## Information shown:
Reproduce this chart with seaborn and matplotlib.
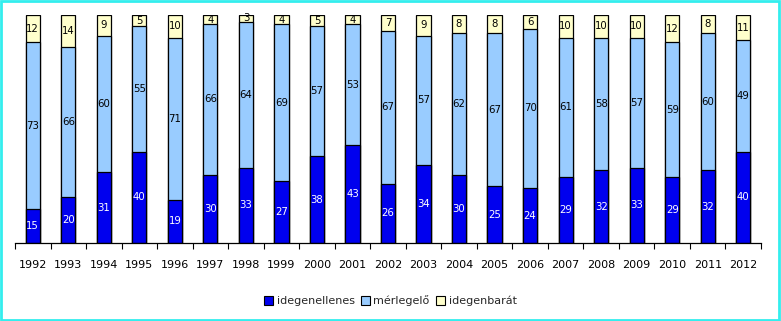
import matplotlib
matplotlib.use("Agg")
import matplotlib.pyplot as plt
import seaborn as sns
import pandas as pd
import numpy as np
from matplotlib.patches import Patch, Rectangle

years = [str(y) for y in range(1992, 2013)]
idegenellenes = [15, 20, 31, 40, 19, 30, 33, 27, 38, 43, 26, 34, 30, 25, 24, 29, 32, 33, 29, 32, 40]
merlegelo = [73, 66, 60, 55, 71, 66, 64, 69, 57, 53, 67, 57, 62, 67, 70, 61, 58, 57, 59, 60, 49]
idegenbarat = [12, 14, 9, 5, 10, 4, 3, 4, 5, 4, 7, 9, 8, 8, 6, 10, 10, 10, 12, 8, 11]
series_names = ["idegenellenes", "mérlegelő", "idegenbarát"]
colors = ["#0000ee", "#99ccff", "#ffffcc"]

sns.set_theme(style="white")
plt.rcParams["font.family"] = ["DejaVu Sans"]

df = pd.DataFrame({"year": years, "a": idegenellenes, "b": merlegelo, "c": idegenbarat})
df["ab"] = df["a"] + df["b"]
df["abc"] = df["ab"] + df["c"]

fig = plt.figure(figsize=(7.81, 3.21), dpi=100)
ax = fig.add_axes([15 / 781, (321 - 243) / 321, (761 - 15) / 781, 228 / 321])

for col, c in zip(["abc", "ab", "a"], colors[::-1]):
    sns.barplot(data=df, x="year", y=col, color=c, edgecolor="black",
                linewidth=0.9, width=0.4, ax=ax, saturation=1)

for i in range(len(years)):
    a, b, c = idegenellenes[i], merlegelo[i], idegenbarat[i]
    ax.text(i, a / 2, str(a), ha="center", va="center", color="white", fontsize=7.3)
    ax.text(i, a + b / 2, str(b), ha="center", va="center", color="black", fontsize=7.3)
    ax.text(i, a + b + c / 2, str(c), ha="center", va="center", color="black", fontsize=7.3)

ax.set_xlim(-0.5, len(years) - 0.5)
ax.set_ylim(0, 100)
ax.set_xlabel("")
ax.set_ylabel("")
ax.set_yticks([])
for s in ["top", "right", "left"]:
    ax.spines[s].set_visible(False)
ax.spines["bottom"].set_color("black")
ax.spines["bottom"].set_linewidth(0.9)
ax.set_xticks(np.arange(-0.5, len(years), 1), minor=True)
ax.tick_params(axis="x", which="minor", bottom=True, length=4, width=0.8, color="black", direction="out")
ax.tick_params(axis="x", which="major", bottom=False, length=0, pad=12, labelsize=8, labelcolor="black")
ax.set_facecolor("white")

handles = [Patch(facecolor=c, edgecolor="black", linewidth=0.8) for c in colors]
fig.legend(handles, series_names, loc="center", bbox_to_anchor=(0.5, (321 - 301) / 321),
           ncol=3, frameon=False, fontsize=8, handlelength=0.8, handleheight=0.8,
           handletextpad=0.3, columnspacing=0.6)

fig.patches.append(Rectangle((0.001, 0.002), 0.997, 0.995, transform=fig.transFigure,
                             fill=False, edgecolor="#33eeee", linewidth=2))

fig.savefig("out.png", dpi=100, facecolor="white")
--
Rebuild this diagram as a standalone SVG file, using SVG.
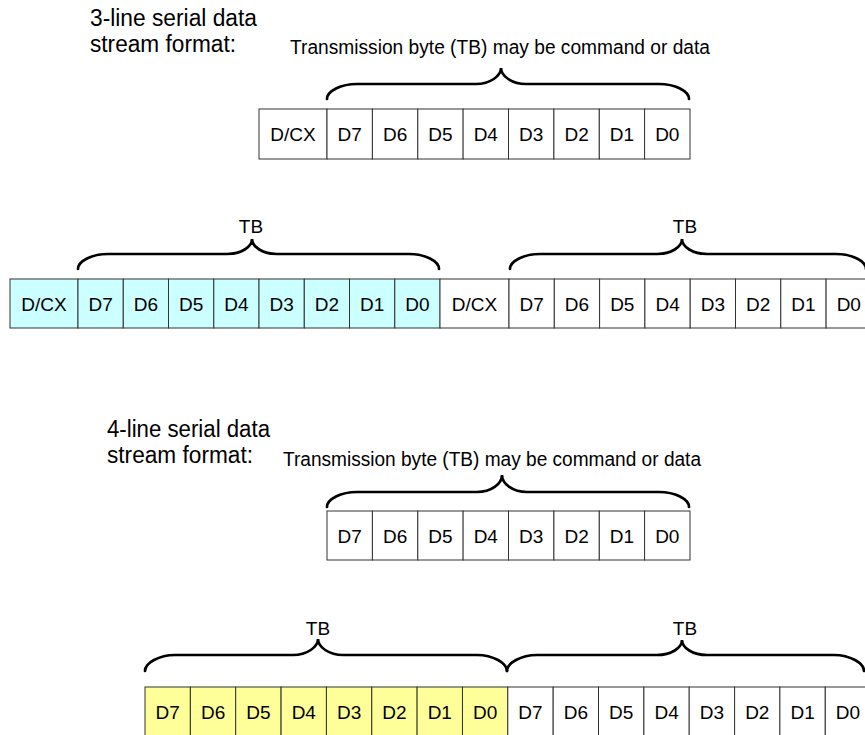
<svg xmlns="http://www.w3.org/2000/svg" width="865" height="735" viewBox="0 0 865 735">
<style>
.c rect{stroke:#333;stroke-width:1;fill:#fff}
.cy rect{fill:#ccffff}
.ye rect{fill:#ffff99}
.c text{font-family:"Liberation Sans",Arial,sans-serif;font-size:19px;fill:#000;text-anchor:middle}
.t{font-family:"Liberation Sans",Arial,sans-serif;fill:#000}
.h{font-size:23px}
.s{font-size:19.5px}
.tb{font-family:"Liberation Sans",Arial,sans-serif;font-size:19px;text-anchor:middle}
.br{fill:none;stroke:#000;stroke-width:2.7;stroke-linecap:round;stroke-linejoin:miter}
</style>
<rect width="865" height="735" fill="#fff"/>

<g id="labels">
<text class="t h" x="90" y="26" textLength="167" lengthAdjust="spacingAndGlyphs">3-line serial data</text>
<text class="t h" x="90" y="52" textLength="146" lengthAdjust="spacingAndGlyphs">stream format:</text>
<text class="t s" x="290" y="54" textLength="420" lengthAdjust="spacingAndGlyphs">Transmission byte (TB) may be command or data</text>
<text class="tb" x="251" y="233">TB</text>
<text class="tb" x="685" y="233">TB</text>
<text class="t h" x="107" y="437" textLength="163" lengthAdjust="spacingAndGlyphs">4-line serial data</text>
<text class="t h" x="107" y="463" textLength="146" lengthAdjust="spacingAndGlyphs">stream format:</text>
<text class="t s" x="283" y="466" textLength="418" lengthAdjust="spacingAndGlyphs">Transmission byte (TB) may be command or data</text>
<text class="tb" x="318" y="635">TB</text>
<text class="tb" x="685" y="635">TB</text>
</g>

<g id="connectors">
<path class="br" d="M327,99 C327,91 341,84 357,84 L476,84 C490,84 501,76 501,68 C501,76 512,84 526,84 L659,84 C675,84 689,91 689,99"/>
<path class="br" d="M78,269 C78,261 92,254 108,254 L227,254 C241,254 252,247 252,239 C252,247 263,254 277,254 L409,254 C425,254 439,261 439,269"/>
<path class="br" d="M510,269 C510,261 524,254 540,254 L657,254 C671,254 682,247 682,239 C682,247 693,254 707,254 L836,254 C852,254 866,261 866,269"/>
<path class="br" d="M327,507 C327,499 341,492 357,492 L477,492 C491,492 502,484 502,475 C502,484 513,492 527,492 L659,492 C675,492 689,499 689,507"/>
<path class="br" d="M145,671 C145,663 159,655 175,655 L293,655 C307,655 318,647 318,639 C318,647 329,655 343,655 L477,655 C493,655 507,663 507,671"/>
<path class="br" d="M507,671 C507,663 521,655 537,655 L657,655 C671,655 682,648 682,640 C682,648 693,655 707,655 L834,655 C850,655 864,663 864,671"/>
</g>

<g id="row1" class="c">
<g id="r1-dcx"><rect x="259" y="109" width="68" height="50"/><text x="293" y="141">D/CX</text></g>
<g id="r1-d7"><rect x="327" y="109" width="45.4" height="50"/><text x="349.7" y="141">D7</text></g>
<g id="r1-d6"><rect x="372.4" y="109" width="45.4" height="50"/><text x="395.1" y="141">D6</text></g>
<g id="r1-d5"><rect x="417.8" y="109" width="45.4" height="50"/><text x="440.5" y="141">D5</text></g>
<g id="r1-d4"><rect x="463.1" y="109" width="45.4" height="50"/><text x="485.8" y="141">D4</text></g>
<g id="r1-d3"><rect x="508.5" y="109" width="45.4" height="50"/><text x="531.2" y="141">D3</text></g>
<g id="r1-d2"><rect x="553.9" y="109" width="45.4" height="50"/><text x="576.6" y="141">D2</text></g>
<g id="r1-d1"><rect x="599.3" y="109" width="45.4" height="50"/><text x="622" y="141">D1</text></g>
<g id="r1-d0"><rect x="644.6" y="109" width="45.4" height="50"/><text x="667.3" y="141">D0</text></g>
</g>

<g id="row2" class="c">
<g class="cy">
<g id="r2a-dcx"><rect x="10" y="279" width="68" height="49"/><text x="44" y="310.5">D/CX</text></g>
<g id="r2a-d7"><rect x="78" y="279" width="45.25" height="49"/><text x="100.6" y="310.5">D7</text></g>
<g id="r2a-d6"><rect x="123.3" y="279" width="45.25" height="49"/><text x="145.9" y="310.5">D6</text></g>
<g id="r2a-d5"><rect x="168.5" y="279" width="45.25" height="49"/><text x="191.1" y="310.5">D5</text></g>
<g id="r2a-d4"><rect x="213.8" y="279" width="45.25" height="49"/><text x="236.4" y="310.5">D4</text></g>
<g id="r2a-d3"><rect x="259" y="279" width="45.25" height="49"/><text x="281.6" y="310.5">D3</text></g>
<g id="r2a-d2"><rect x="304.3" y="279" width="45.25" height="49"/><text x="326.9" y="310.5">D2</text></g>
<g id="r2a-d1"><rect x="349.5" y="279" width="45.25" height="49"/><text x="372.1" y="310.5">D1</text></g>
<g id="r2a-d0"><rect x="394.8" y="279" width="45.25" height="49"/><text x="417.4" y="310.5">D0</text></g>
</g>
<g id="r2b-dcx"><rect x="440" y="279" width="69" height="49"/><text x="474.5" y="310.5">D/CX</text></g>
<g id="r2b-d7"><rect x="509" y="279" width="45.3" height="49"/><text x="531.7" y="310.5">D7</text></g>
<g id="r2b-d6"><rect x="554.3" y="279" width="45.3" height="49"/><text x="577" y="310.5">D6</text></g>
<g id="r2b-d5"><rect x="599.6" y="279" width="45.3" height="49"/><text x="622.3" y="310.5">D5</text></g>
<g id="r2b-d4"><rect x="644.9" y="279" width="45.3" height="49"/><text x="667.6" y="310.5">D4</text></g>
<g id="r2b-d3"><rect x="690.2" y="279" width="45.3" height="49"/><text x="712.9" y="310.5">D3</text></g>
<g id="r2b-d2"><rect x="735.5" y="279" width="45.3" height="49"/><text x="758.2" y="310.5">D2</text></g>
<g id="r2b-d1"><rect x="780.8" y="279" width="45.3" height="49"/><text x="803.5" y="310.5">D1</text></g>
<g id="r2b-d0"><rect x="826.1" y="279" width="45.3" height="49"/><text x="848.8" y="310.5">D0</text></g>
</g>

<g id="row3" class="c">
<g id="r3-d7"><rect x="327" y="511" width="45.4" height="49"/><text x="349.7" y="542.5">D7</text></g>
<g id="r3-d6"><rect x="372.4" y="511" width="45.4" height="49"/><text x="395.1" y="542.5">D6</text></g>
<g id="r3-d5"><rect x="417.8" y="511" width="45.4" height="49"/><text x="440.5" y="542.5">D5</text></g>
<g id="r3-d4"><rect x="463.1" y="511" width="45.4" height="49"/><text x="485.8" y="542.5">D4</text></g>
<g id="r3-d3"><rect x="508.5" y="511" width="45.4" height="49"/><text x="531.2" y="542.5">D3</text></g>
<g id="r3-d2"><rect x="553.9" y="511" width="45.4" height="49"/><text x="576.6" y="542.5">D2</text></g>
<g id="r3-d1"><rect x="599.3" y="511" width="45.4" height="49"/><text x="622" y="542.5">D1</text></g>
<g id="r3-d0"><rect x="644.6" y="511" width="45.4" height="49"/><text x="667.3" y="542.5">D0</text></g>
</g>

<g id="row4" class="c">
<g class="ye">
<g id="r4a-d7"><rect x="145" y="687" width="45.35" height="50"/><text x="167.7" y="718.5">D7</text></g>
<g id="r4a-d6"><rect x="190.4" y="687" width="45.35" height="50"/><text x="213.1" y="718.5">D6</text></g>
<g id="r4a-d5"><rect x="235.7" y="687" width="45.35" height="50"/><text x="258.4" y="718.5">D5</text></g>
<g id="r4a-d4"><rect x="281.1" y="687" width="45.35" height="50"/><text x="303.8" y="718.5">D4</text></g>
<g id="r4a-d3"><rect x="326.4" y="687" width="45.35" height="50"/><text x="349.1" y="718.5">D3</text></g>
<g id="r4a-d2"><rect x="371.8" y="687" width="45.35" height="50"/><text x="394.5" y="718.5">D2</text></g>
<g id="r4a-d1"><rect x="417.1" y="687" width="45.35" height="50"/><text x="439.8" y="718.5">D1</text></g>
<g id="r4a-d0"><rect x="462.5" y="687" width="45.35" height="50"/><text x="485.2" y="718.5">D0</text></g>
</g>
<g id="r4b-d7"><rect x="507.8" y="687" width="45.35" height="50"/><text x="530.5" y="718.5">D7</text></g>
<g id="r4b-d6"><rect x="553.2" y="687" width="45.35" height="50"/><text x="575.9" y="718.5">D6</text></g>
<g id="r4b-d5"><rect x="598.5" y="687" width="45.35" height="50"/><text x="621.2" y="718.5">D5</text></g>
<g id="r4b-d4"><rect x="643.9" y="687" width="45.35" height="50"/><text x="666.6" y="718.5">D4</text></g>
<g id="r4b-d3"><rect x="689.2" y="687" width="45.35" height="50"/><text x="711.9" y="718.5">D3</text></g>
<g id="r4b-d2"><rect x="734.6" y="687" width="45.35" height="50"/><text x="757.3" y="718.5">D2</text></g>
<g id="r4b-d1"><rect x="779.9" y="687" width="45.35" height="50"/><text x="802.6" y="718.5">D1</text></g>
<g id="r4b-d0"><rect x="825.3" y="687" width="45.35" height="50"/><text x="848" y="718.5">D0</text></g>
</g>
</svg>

## Task:
Your task is to collect every line above that contains the word "matplotlib".

## The response:
Reproduce this chart with seaborn and matplotlib.
import matplotlib
matplotlib.use("Agg")
import matplotlib.pyplot as plt
from matplotlib.patches import Patch, Rectangle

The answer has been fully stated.